Moving forward without rightly addressing federalism in the new constitution will not be accepted by the majority of this poor but centralised nation. The lawmakers from the Madhes-based parties and those representing ethnic minorities are united on the issue of federalism. They obstructed parliamentary proceedings that were aimed at shortening the process of statute drafting but withdrew their protest after prime minister Bhattarai assured them that the recent agreement between parties was only a preliminary one. This in turn again outraged the supporters of the undivided Far West.

Nepal, located in South Asia, is one of world’s poorest countries. Despite six decades of huge foreign aid flow, agriculturally-based Nepal has not been able to develop. Almost 80 percent of the people are dependent on agriculture for their livelihoods. There has not been any significant economic and social change over the last half century. 82 percent of the cultivated land is dependent on the monsoon for irrigation. Almost half of the population earn less than a dollar a day. The Human Development Index, HDI, is frustratingly low compared to other poor countries in Asia and elsewhere. The Gini coefficient for income distribution is 0.4 which shows very high inequality in Nepal.

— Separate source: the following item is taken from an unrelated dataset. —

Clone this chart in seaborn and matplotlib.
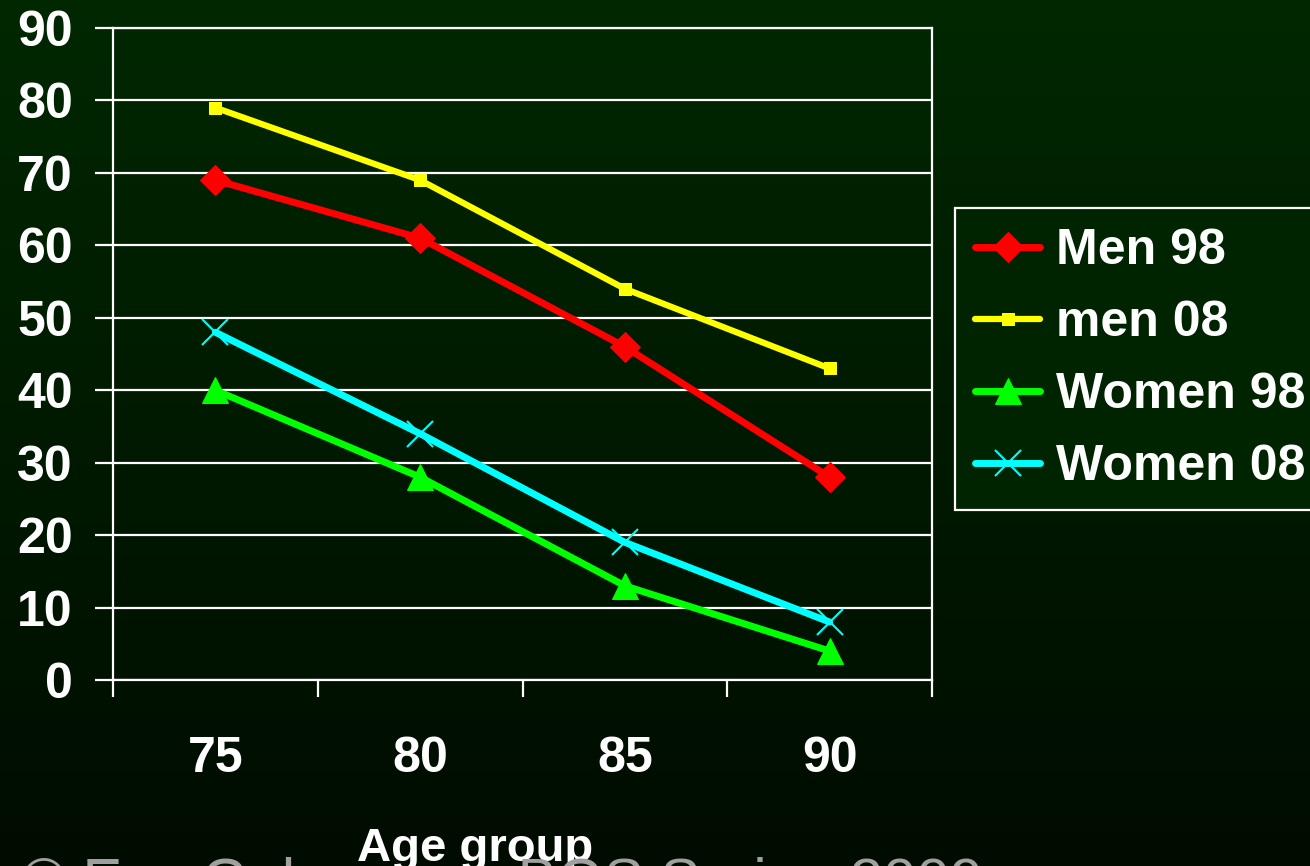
import numpy as np
import pandas as pd
import matplotlib
matplotlib.use("Agg")
import matplotlib.pyplot as plt
import seaborn as sns
from matplotlib.ticker import FixedLocator

# data
age_groups = ["75", "80", "85", "90"]
men_98 = [69, 61, 46, 28]
men_08 = [79, 69, 54, 43]
women_98 = [40, 28, 13, 4]
women_08 = [48, 34, 19, 8]
series_names = ["Men 98", "men 08", "Women 98", "Women 08"]
y_ticks = [0, 10, 20, 30, 40, 50, 60, 70, 80, 90]

sns.set_style("dark")
plt.rcParams["font.family"] = ["Liberation Sans", "DejaVu Sans"]

fig = plt.figure(figsize=(13.1, 8.66), dpi=100)

# dark green gradient background
bg = fig.add_axes([0, 0, 1, 1], zorder=-10)
grad = np.linspace(0, 1, 256).reshape(-1, 1)
top = np.array([0, 40, 0]) / 255
bottom = np.array([0, 12, 0]) / 255
img = top + (bottom - top) * grad[..., None]
bg.imshow(img, aspect="auto", extent=[0, 1, 0, 1])
bg.axis("off")

ax = fig.add_axes([113 / 1310, 1 - 680 / 866, 819 / 1310, 652 / 866])
ax.set_facecolor("none")

styles = [
    dict(color="#ff0000", marker="D", markersize=15, lw=5),
    dict(color="#ffff00", marker="s", markersize=9, lw=4.5),
    dict(color="#00ff00", marker="^", markersize=19, lw=5),
    dict(color="#00ffff", marker="x", markersize=19, lw=5, mew=1.5),
]
for name, vals, st in zip(series_names, [men_98, men_08, women_98, women_08], styles):
    df = pd.DataFrame({"age": age_groups, "value": vals})
    sns.lineplot(data=df, x="age", y="value", ax=ax, label=name,
                 markeredgecolor=st["color"], **st)

ax.set_xlim(-0.5, 3.5)
ax.set_ylim(0, 90)
ax.set_yticks(y_ticks)
ax.yaxis.grid(True, color="white", lw=1.6)
ax.xaxis.grid(False)
for s in ax.spines.values():
    s.set_visible(True)
    s.set_color("white")
    s.set_linewidth(1.6)

ax.tick_params(axis="y", which="major", length=13, width=1.6, color="white",
               direction="out", left=True, pad=16)
ax.tick_params(axis="x", which="major", length=0, pad=40)
ax.xaxis.set_minor_locator(FixedLocator([-0.5, 0.5, 1.5, 2.5, 3.5]))
ax.tick_params(axis="x", which="minor", length=12, width=1.6, color="white",
               direction="out", bottom=True)
for lab in ax.get_xticklabels() + ax.get_yticklabels():
    lab.set_fontsize(36)
    lab.set_fontweight("bold")
    lab.set_color("white")
ax.set_xlabel("")
ax.set_ylabel("")

fig.text(475 / 1310, 1 - 861 / 866, "Age group", color="white", fontsize=34,
         fontweight="bold", ha="center", va="baseline")
fig.text(22 / 1310, 1 - 900 / 866, "© Eva Gulowsen   BGS Spring 2009",
         color="#a0a0a0", fontsize=43, ha="left", va="baseline")

leg = ax.legend(loc="upper left", bbox_to_anchor=(955 / 1310, 1 - 208 / 866),
                bbox_transform=fig.transFigure, fontsize=36, frameon=True,
                fancybox=False, framealpha=1, borderpad=0.4, labelspacing=0.52,
                handlelength=1.3, handletextpad=0.33, borderaxespad=0)
frame = leg.get_frame()
frame.set_facecolor("#002400")
frame.set_edgecolor("white")
frame.set_linewidth(1.6)
for t in leg.get_texts():
    t.set_color("white")
    t.set_fontweight("bold")

fig.savefig("out.png", dpi=100)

Similarly, like other countries of the third world, Nepal is strongly indebted to international financial institutions like the World Bank and the IMF that subsequently regulate and dictate its economic policy. There has never been a thorough-going land reform and an unequal, quasi-feudal, land-distribution pattern and rampant unemployment have forced hundreds of thousands to go abroad to difficult and dangerous jobs for very low pay. Thousands voluntarily join the Gurkha brigades of the British and Indian armies.

It is no surprise that the second coalition government headed by the Maoist party has not been able to transform or develop the nation. They have failed to address the underlying problems facing the people, which give rise to continuous strikes, while electricity, fuel and water crises have added to the severity of life throughout the nation. The over populated capital, Kathmandu, is faced with the hazards of an unprecedented level of pollution that can have serious health consequences.

It is well known that the Maoists have completely given up their arms and integrated their fighters into the national army. In the name of ending the rule of a few feudal lords and bourgeois, the UCPN(M) has changed itself into a parliamentary party and is trying hard to strengthen the rule of capital – both national and multinational! This will prove a bankrupt strategy, as it has elsewhere. The underlying problems of the oppressed and exploited masses can only be addressed by revolutionary measures; a thorough-going land reform to put agriculture under the control of the peasants themselves, the socialisation of all modern industry and commerce and their development by democratically controlled planning. Now it has become all too clear that the Maoists have abandoned the revolutionary struggle; now the failure of the guerrilla strategy has been exposed; a space can open up for the development of a real revolutionary party in the country.

Revolutionary socialists in Nepal must now launch a fight for a workers’ and peasants’ government.

Part of this struggle means proposing a revolutionary constitution to the Assembly, one that places power in the hands of mass working class and peasant councils. Building these councils as part of the struggle against capitalism, landlordism and the interventions of imperialist capital is a crucial part of the revolutionary struggle.

A constitution which does not deal with the issues raised by the Nepalese class struggle and historic underdevelopment will be merely a code of conduct for government by those who directly work against the vital interests of the majority of the already oppressed and brutalised people. A constitution based on a socialist society is the only alternative. In order to fight for this, we need a revolutionary party with a programme for socialism in Nepal.